A very different approach for online association rule mining has been proposed in [34], in which the transaction database is processed in real time. In this case, an incremental approach is used to mine the transaction database. This is a Continuous Association Rule Mining Algorithm, which is referred to as CARMA. In this case, transactions are processed as they arrive, and candidate itemsets are generated on the fly, by examining the subsets of that transaction. Clearly, the downside is that such an approach is that it will create a lot more candidates than any of the offline algorithms which use levelwise methods to generate the candidates. This general characteristic is of course true of any algorithm which tries to reduce the number of passes with approximate candidate generation. One interesting characteristic of the CARMA algorithm is that it allows the user to change the minimum support level during execution. In that case, the algorithm is guaranteed to have generated the supersets of the true itemsets in the data.
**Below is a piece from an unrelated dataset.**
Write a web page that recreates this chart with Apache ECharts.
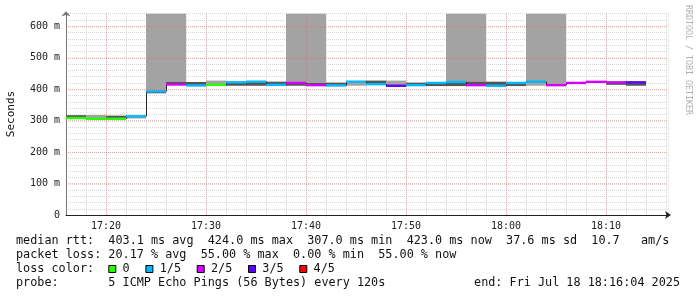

If desired, a second pass over the data can be used to remove the spurious frequent itemsets.

Many streaming methods have also been proposed that use only one pass over the transaction data [1921, 35, 43]. It should be pointed out that it is often difficult to find even 1-itemsets exactly over a data stream because of the one-pass constraint [21], when the number of distinct items is larger than the main memory availability. This is often true of k-itemsets as well, especially at low support levels. Furthermore, if the patterns in the stream change over time, then the frequent k-itemsets will change significantly as well. These methods therefore have the challenge of finding the frequent itemsets efficiently, maintaining them, and handling issues involving evolution of the data stream. Given the numerous challenges of pattern mining in this scenario, most of these methods find the frequent items approximately. These issues will be discussed in detail in Chap. 9 on streaming pattern mining algorithms.

8 Conclusions and Summary

This chapter provides a survey of different frequent pattern mining algorithms. most frequent pattern algorithms, implicitly or explicitly, explore the enumeration tree of itemsets. Algorithms such as Apriori explore the enumeration tree in breadth-first fashion with join-based candidate generation. Although the notion of an enumeration tree is not explicitly mentioned by the Apriori algorithm, the execution tree explores the candidates according to an enumeration tree constructed on the prefixes. Other algorithms such as TreeProjection and FP-growth use the hierarchical relationships between the projected databases for patterns of different lengths, and avoid re-doing the counting work done for the shorter patterns. Maximal and closed versions of frequent pattern mining algorithms are also able to achieve much better pruning performance. A number of efficiency-based optimizations of frequent pattern mining algorithms were also discussed in this chapter.